Set problem: Include in the output only the lines from the opening of the records through the line containing "ax = fig.add_axes([8", each printed exactly; pictures are omitted.

Task inputs:
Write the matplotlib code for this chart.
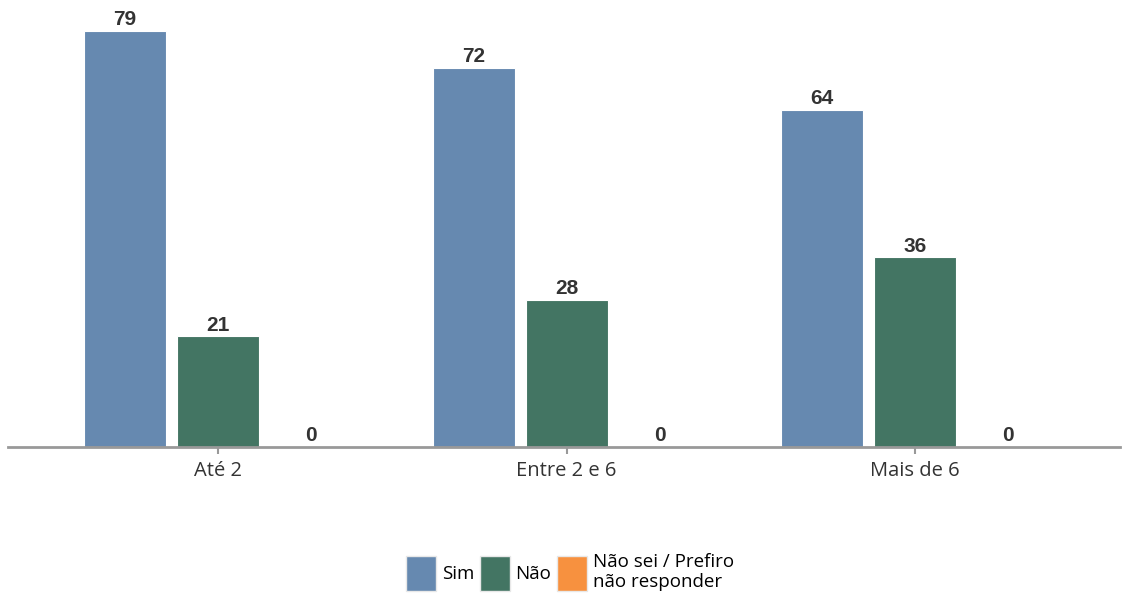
import numpy as np
import matplotlib.pyplot as plt
from matplotlib.patches import Patch

# Data
categories = ["Até 2", "Entre 2 e 6", "Mais de 6"]
sim = [79, 72, 64]
nao = [21, 28, 36]
nao_sei = [0, 0, 0]
series_names = ["Sim", "Não", "Não sei / Prefiro\nnão responder"]
colors = ["#6689B0", "#437563", "#F7913F"]

fig = plt.figure(figsize=(11.23, 5.95), dpi=100)
ax = fig.add_axes([8 / 1123, (595 - 447) / 595, (1120 - 8) / 1123, (447 - 3) / 595])

x = np.arange(len(categories))
width = 0.235
step = 0.267

for i, (vals, col) in enumerate(zip([sim, nao, nao_sei], colors)):
    pos = x + (i - 1) * step
    ax.bar(pos, vals, width=width, color=col, edgecolor="white", linewidth=0.8)
    for p, v in zip(pos, vals):
        ax.text(p, v + 0.3, str(v), ha="center", va="bottom", fontsize=15,
                fontweight="bold", color="#333333", family="Liberation Sans")

ax.set_xlim(-0.603, 2.588)
ax.set_ylim(0, 84.3)

for s in ["top", "right", "left"]:
    ax.spines[s].set_visible(False)
ax.spines["bottom"].set_color("#999999")
ax.spines["bottom"].set_linewidth(2)
ax.set_yticks([])
ax.set_xticks(x)
ax.set_xticklabels(categories, fontsize=14.5, color="#333333", family="Open Sans")
ax.tick_params(axis="x", length=5, width=1.5, color="#999999", pad=5)

handles = [Patch(facecolor=c, edgecolor="#e8e8e8") for c in colors]
fig.legend(handles, series_names, loc="center", bbox_to_anchor=(570 / 1123, 1 - 572 / 595),
           ncol=3, frameon=False, prop={"family": "Open Sans", "size": 13.5},
           handlelength=1.6, handleheight=2.5, handletextpad=0.3, columnspacing=0.3)

fig.savefig("out.png", dpi=100)
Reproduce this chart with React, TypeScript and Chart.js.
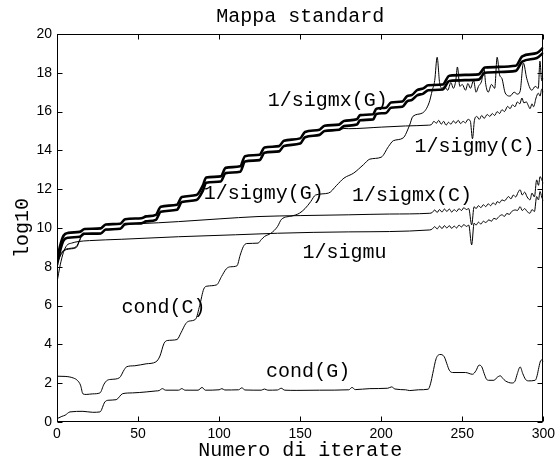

Answer in full:
Write the matplotlib code for this chart.
import numpy as np
import matplotlib.pyplot as plt
from matplotlib.patches import Patch

# Data
categories = ["Até 2", "Entre 2 e 6", "Mais de 6"]
sim = [79, 72, 64]
nao = [21, 28, 36]
nao_sei = [0, 0, 0]
series_names = ["Sim", "Não", "Não sei / Prefiro\nnão responder"]
colors = ["#6689B0", "#437563", "#F7913F"]

fig = plt.figure(figsize=(11.23, 5.95), dpi=100)
ax = fig.add_axes([8 / 1123, (595 - 447) / 595, (1120 - 8) / 1123, (447 - 3) / 595])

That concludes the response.